Christina H. Fuller: Air quality and communities in Atlanta

Posted by Lauren Hertel on Wednesday, June 28 2017


Dr. Christina H. Fuller is an assistant professor in the Division of Environmental Health at Georgia State University’s School of Public Health where she works in the field of air quality exposure assessment and environmental epidemiology. Her research interests include outdoor air pollution, the effects of air pollution on respiratory and cardiovascular health, community-engaged research, urban health and environmental justice.

One recent project, the results of which were published in February 2017 in the International Journal of Environmental Research and Public Health (open access), looked at how an existing stand of trees at a middle school near Atlanta impacted pollution exposure during three seasons. She worked with the organization Mothers & Others for Clean Air, a program of the American Lung Association of the Southeast, to conduct monitoring work and was also able to teach the students about air pollution.

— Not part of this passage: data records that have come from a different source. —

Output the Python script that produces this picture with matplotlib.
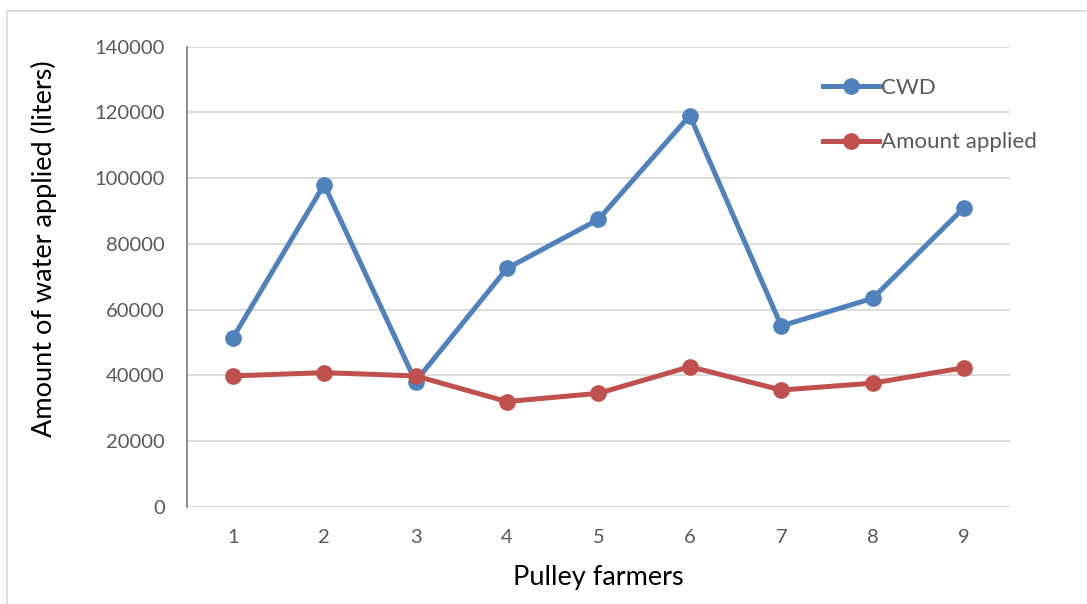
import matplotlib
matplotlib.use("Agg")
import matplotlib.pyplot as plt
from matplotlib.patches import Rectangle

plt.rcParams['font.family'] = ['Lato', 'DejaVu Sans']

farmers = [1, 2, 3, 4, 5, 6, 7, 8, 9]
cwd = [51250, 98000, 38100, 72500, 87400, 119000, 55000, 63400, 91000]
applied = [39800, 40800, 39800, 32000, 34500, 42600, 35500, 37600, 42300]
y_ticks = [0, 20000, 40000, 60000, 80000, 100000, 120000, 140000]

fig = plt.figure(figsize=(10.87, 6.04), dpi=100)
ax = fig.add_axes([0.172, 0.161, 0.757, 0.762])

# light frame around the chart area
fig.patches.append(Rectangle((7 / 1087, -0.01), 1.01, 1 - 11 / 604 + 0.01,
                             transform=fig.transFigure, fill=False,
                             edgecolor='#d9d9d9', linewidth=1.2))

ax.plot(farmers, cwd, color='#4f81bd', lw=3.6, marker='o', ms=11,
        label='CWD', solid_joinstyle='round')
ax.plot(farmers, applied, color='#c0504d', lw=3.6, marker='o', ms=11,
        label='Amount applied', solid_joinstyle='round')

ax.set_xlim(0.5, 9.5)
ax.set_ylim(0, 140000)
ax.set_xticks(farmers)
ax.set_yticks(y_ticks)
ax.yaxis.grid(True, color='#d9d9d9', lw=1.3)
ax.set_axisbelow(True)
for s in ['top', 'right', 'bottom']:
    ax.spines[s].set_visible(False)
ax.spines['left'].set_color('#868686')
ax.spines['left'].set_linewidth(1.3)
ax.tick_params(axis='y', length=0, labelsize=14.5, labelcolor='#595959', pad=16)
ax.tick_params(axis='x', length=0, labelsize=14.5, labelcolor='#595959', pad=16)

ax.set_xlabel('Pulley farmers', fontsize=19.5, labelpad=14)
ax.set_ylabel('Amount of water applied (liters)', fontsize=19.5)
ax.yaxis.set_label_coords(-0.158, 0.56)

ax.legend(loc='upper left', bbox_to_anchor=(0.749, 0.975), frameon=False,
          fontsize=16, labelcolor='#595959', handlelength=2.5,
          handletextpad=0.1, labelspacing=1.55)

fig.savefig('out.png', dpi=100)
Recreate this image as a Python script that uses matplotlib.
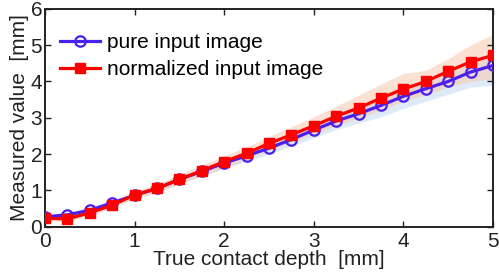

What she found was that installation of vegetative barriers shows potential as a method to reduce near-road concentrations of particles. Because traffic-related air pollution is a persistent concern especially in urban areas where populations live in close proximity to roadways innovative solutions are needed to minimize human exposure. Her findings are particularly exciting from an environmental justice perspective, she says, because there is a history of major roads being built through disadvantaged communities and communities of color, and with them comes higher concentrations of pollution.

Finding that tree barriers help reduce some kinds of traffic pollution has implications for existing facilities, but also should be taken into consideration when siting new schools, daycares and housing. Instead of building in a way that requires clearcutting existing trees, there could be better resident health outcomes associated with leaving some trees in place.

Fuller says that her involvement with the projects was spurred by the community’s request for her scientific expertise. She says she tries to be mindful of some key factors in academic/community partnership like this one:

  • With environmental justice and community projects, there is typically a historical imbalance of power to consider. Researchers in the past have come in and recruited people to do a study and then left without providing any benefit to the community. It is important to know your role as a researcher and decide ahead of time with the community partner how you are going to work together for mutual benefit.
  • Since research takes so long, it is important to have intermediate goals that are shared with the community partner. This can take different forms, such as an education component to give people information about the topic after data collection but before the long process of academic publication is complete. Having regular meetings that ensure an open line of communication is also critical.
  • There are varying levels of involvement when researchers are working with communities and doing partnerships. At one end of the spectrum you can have a full-fledged community-based participatory research project, while at the other end you might do the research independently and share the final results with community stakeholders. Being clear and intentional at the start of the project is key to managing expectations.